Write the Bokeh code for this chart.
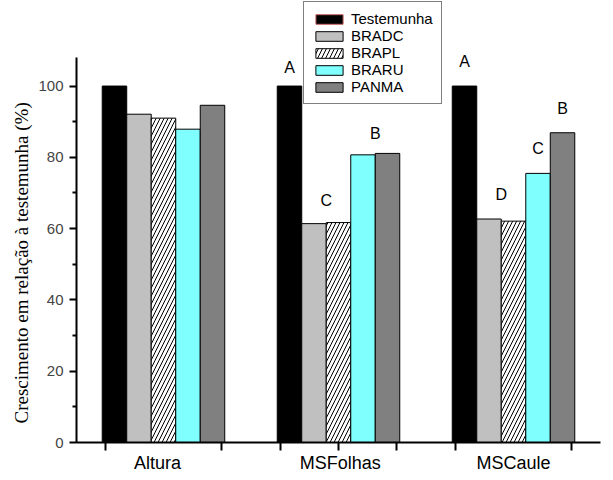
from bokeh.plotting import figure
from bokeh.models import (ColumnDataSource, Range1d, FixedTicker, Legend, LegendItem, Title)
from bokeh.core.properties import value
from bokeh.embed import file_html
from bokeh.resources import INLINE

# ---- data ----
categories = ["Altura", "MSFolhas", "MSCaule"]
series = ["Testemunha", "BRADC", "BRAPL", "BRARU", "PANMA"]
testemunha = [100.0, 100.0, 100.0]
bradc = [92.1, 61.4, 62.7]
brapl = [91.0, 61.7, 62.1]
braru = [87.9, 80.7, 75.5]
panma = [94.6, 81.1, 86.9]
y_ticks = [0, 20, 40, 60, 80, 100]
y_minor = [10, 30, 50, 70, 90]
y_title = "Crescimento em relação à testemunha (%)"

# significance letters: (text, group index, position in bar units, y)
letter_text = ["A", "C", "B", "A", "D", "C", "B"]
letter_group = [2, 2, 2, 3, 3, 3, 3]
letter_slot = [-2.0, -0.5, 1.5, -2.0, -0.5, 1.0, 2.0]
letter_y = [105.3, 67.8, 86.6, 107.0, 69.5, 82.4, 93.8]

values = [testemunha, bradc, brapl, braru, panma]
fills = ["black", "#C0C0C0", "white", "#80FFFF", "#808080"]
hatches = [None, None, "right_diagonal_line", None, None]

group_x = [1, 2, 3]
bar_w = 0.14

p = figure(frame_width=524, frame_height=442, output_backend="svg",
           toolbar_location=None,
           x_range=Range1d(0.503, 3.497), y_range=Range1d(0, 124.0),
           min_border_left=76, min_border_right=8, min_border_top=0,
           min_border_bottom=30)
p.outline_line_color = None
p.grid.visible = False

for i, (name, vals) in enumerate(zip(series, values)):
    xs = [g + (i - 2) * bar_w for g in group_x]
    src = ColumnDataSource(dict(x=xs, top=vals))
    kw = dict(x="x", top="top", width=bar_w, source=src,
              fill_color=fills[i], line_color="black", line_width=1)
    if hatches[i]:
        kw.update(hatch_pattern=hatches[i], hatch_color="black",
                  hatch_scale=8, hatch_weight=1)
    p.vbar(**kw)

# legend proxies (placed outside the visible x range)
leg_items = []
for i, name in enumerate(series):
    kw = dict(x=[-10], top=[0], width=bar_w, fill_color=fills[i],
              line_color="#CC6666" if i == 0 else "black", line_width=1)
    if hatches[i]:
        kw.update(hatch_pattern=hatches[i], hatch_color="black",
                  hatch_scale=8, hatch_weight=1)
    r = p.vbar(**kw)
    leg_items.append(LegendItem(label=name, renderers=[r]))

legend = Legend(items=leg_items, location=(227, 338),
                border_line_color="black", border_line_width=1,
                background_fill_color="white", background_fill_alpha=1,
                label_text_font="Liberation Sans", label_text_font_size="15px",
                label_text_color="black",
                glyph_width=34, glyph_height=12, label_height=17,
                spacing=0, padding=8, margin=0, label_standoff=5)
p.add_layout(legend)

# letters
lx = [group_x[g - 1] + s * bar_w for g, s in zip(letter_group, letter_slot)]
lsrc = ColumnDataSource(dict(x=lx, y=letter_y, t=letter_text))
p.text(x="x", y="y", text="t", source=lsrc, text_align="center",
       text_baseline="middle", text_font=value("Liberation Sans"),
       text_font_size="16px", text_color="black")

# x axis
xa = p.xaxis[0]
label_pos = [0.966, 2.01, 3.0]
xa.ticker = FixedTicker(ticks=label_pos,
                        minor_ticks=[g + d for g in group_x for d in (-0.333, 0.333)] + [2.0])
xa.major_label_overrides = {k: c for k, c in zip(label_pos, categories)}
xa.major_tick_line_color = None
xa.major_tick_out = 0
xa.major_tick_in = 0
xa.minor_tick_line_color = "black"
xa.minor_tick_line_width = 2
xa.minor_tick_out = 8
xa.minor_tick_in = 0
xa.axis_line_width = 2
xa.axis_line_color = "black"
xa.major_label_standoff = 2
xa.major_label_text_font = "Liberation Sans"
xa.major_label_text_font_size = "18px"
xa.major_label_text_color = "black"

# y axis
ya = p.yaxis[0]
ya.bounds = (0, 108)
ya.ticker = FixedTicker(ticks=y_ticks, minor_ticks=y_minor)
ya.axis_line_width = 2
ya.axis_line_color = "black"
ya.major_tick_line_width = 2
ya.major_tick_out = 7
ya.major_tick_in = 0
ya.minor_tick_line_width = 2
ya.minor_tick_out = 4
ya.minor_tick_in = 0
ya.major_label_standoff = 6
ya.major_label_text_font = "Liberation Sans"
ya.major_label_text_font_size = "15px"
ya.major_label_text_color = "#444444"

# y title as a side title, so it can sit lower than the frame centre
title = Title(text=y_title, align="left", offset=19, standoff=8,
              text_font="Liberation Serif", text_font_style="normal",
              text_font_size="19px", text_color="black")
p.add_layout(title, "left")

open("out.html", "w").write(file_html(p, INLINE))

....

- Written task:
From the first line of the material down to the line containing "from bokeh.resources import INLINE", inclusive, return each line exactly, skipping any picture.

- Solved exercise:
Write the Bokeh code for this chart.
from bokeh.plotting import figure
from bokeh.models import (ColumnDataSource, Range1d, FixedTicker, Legend, LegendItem, Title)
from bokeh.core.properties import value
from bokeh.embed import file_html
from bokeh.resources import INLINE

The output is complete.